The response was actually kind of entertaining. It makes its point in a simplistic, yet accurate way that I can personally respect.
On the issue of the game itself, I've been meaning to post this for a few days now, but got totally side-tracked. Here's the thing; the rape fantasy exists. It's a fantasy shared by both sexes and practiced (consensually, of course) by couples who do role-playing (it's actually a relatively common one, last I checked). It's not my cup of tea either, but it's every bit a valid fantasy as any other sexual fantasy.

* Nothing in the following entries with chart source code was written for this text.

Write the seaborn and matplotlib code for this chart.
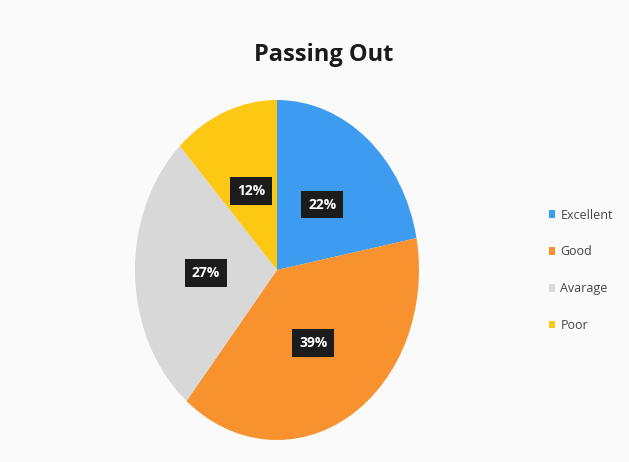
import matplotlib
matplotlib.use("Agg")
import matplotlib.pyplot as plt
import seaborn as sns

# donnees
categories = ["Excellent", "Good", "Avarage", "Poor"]
parts = [22, 39, 27, 12]
couleurs = ["#3d9cf0", "#f7922e", "#d8d8d8", "#fcc814"]

sns.set_theme(style="white")
plt.rcParams['font.family'] = ['Open Sans', 'DejaVu Sans']

fig = plt.figure(figsize=(6.29, 4.62), dpi=100)
fig.patch.set_facecolor("#fafafa")

# axe du camembert (ellipse : aspect libre)
ax = fig.add_axes([135 / 629, 22 / 462, 284 / 629, 340 / 462])
wedges, textes, autotextes = ax.pie(
    parts,
    colors=couleurs,
    startangle=90,
    counterclock=False,
    autopct="%1.0f%%",
    pctdistance=0.5,
    wedgeprops=dict(edgecolor="none", linewidth=0),
)
ax.set_aspect("auto")
ax.set_xlim(-1, 1)
ax.set_ylim(-1, 1)

# etiquettes noires
for t in autotextes:
    t.set_color("white")
    t.set_fontsize(10)
    t.set_fontweight("bold")
    t.set_bbox(dict(boxstyle="square,pad=0.5", facecolor="#1c1c1c", edgecolor="none"))

fig.text(0.515, 0.88, "Passing Out", ha="center", va="center",
         fontsize=17, fontweight="bold", color="#1a1a1a")

leg = fig.legend(wedges, categories, loc="center left",
                 bbox_to_anchor=(0.855, 0.415), frameon=False,
                 handlelength=0.5, handleheight=0.6, handletextpad=0.4,
                 labelspacing=1.9, fontsize=9)
for txt in leg.get_texts():
    txt.set_color("#444444")

plt.savefig("out.png", dpi=100, facecolor=fig.get_facecolor())
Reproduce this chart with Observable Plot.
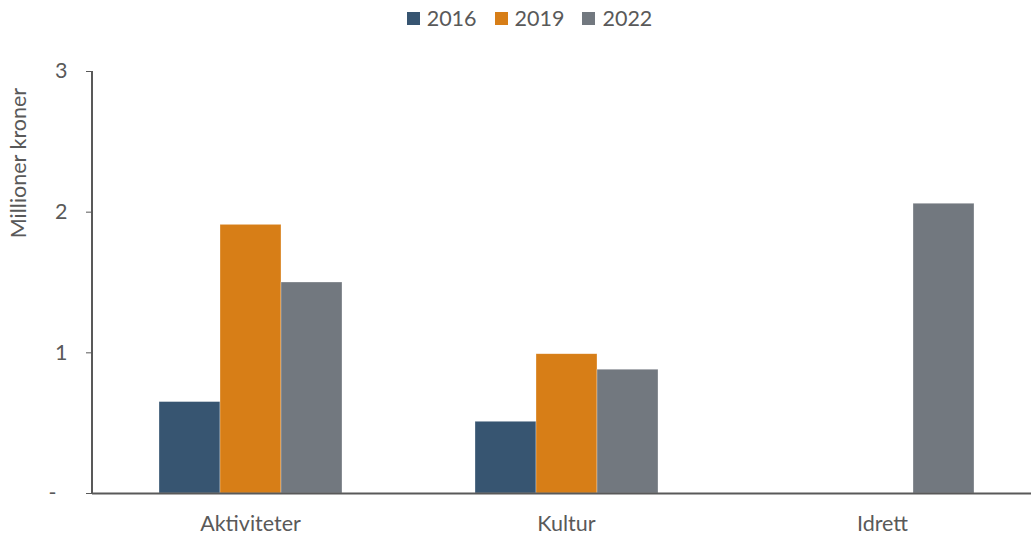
<!DOCTYPE html>
<html><head><meta charset="utf-8">
<script src="https://cdn.jsdelivr.net/npm/d3@7"></script>
<script src="https://cdn.jsdelivr.net/npm/@observablehq/plot@0.6"></script>
<style>
html,body{margin:0;padding:0;background:#fff;overflow:hidden;width:1031px;height:534px;}
body{font-family:Lato, sans-serif;color:#595959;}
#legend{height:36px;display:flex;justify-content:center;align-items:center;font-size:21.5px;padding-left:28px;box-sizing:border-box;}
#legend .item{display:flex;align-items:center;margin:0 9px;}
#legend .sw{width:13px;height:13px;margin-right:7px;}
#chart svg{max-width:none !important;overflow:visible;}
</style></head><body>
<div id="legend"></div><div id="chart"></div>
<script>
const categories = ["Aktiviteter", "Kultur", "Idrett"];
const years = ["2016", "2019", "2022"];
const values2016 = [0.65, 0.51, null];
const values2019 = [1.91, 0.99, null];
const values2022 = [1.50, 0.88, 2.06];
const colors = ["#375571", "#d77e17", "#72787f"];
const yTicks = [0, 1, 2, 3];
const yTickLabels = ["-\u00a0\u00a0", "1", "2", "3"];
const yTitle = "Millioner kroner";

const series = [values2016, values2019, values2022];
const rows = [];
categories.forEach((c, i) => years.forEach((y, j) => {
  if (series[j][i] != null) rows.push({cat: c, year: y, value: series[j][i]});
}));

const legend = document.getElementById("legend");
years.forEach((y, j) => {
  const it = document.createElement("div"); it.className = "item";
  const sw = document.createElement("div"); sw.className = "sw"; sw.style.background = colors[j];
  const tx = document.createElement("span"); tx.textContent = y;
  it.appendChild(sw); it.appendChild(tx); legend.appendChild(it);
});

const chart = Plot.plot({
  width: 1040,
  height: 498,
  marginLeft: 92,
  marginRight: 0,
  marginTop: 35,
  marginBottom: 41,
  style: {fontFamily: "Lato, sans-serif", fontSize: "21.5px", color: "#595959", background: "#fff"},
  fx: {domain: categories, padding: 0, label: null, axis: "bottom", tickSize: 0, tickPadding: 22},
  x: {domain: years, paddingInner: 0, paddingOuter: 1.09, axis: null},
  y: {domain: [0, 3], ticks: yTicks, tickFormat: d => yTickLabels[yTicks.indexOf(d)], tickSize: 6, tickPadding: 19, label: null},
  color: {domain: years, range: colors},
  marks: [
    Plot.barY(rows, {fx: "cat", x: "year", y: "value", fill: "year", stroke: "#ffffff", strokeWidth: 0.6, strokeOpacity: 0.5}),
    Plot.ruleY([0], {stroke: "#595959", strokeWidth: 2})
  ]
});
document.getElementById("chart").appendChild(chart);

const svg = d3.select(chart);
svg.append("line").attr("x1", 92).attr("x2", 92).attr("y1", 35).attr("y2", 457)
  .attr("stroke", "#595959").attr("stroke-width", 2);
svg.append("text").attr("transform", "translate(26,127) rotate(-90)")
  .attr("text-anchor", "middle").attr("fill", "#595959")
  .style("font-size", "21.5px").text(yTitle);
</script>
</body></html>
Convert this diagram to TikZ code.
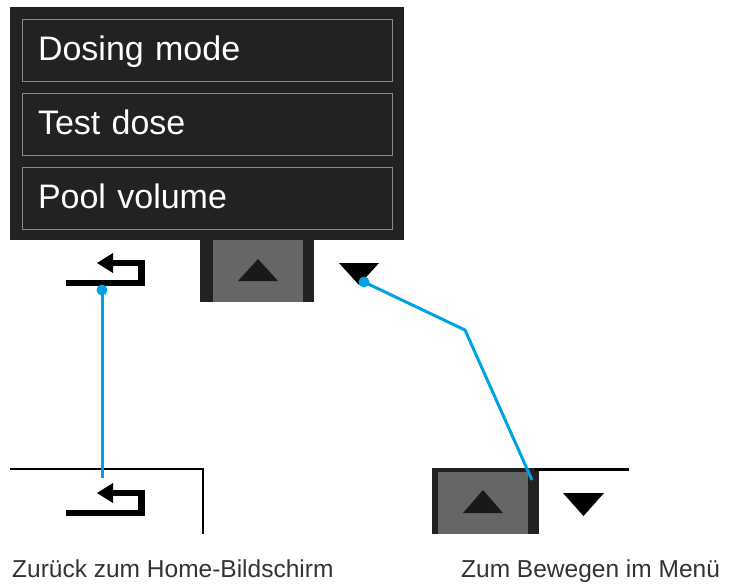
\documentclass[tikz,border=0pt]{standalone}
\usepackage{fontspec}
\setmainfont{Liberation Sans}
\usepackage{tikz}

\definecolor{panel}{HTML}{222222}
\definecolor{keygray}{HTML}{666666}
\definecolor{itemline}{HTML}{8A8A8A}
\definecolor{callout}{HTML}{00A3E0}
\definecolor{captext}{HTML}{333333}

\tikzset{
  menuitem/.style={draw=itemline, line width=1pt, text=white, minimum height=62pt,
    text width=338pt, align=left, inner xsep=16pt, inner ysep=0pt,
    text height=25pt, text depth=5pt, font=\fontsize{34}{40}\selectfont},
  caption/.style={anchor=base west, inner sep=0pt, text=captext, font=\fontsize{24.5}{28}\selectfont},
  calloutline/.style={draw=callout, line width=3pt},
  calloutdot/.style={fill=callout, circle, inner sep=0pt, minimum size=11pt},
  arrowkey/.style={fill=black!90},
  retsym/.pic={
    \draw[line width=6.5pt] (0,0) -- (75.5,0) -- (75.5,-20) -- (42,-20);
    \fill (31,-20) -- (47,-30) -- (47,-10) -- cycle;
  }
}

\begin{document}
\begin{tikzpicture}[x=1pt, y=-1pt]
\useasboundingbox (0,0) rectangle (736,584);

% menu screen
\fill[panel] (10,7) rectangle (404,240);
\node (DosingMode) at (207,50) [menuitem] {Dosing mode};
\node (TestDose) at (207,124) [menuitem] {Test dose};
\node (PoolVolume) at (207,198) [menuitem] {Pool volume};

\fill[panel] (200,240) rectangle (314,302);
\fill[keygray] (213,240) rectangle (303,302);
\fill[arrowkey] (238,281) -- (278,281) -- (258,259) -- cycle;
\fill[black] (339,263) -- (379,263) -- (359,285) -- cycle;
\pic at (66,283) {retsym};

% home screen and keys
\draw[line width=2pt] (10,469) -- (203,469) -- (203,534);
\pic at (66,513) {retsym};

\fill[panel] (432,468) rectangle (539,534);
\fill[keygray] (438,472) rectangle (528,534);
\draw[line width=2.5pt] (535,469.5) -- (629,469.5);
\fill[arrowkey] (463,513) -- (503,513) -- (483,490) -- cycle;
\fill[black] (563,493) -- (604,493) -- (583.5,516) -- cycle;

% callouts
\node (ReturnDot) at (102,290) [calloutdot] {};
\coordinate (ReturnEnd) at (102,478);
\node (DownDot) at (364,282) [calloutdot] {};
\coordinate (Bend) at (465,330);
\coordinate (KeysEnd) at (532,480);

\draw [calloutline] (ReturnDot.center) -- (ReturnEnd);
\draw [calloutline] (DownDot.center) -- (Bend) -- (KeysEnd);

\node (HomeLabel) at (12,577) [caption] {Zurück zum Home-Bildschirm};
\node (MenuLabel) at (461,577) [caption] {Zum Bewegen im Menü};

\end{tikzpicture}
\end{document}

Considering that all games (and I mean ALL) exist to entertain by satisfying fantasies (whether this fantasy is about saving a princess by gulping mushrooms or being a professional soldier protecting the world from gun-totting lunatics), Rapelay had every right to exist like any other game.
I hadn't witnessed the hubab following its release (I didn't even know the game existed for a good long while), but I can assume that all the damning was partly due to a particular knee-jerk reaction that we all have when we hear of a sex-related crime (I suspect that's how "Law & Order: SVU" came to be) and partly because of the usual "It corrupts our kids" bullshit argument that we've heard so many times. And, yes, I guess handing this game to a sexless, horny 16-year-old boy, who's still struggling to figure out what sex is, puts you on a very tight rope I wouldn't want to walk on. But since the world isn't populated exclusively by horny teenagers and their overprotective mothers, throwing the game to the pits of Hell is a bit of an overreaction.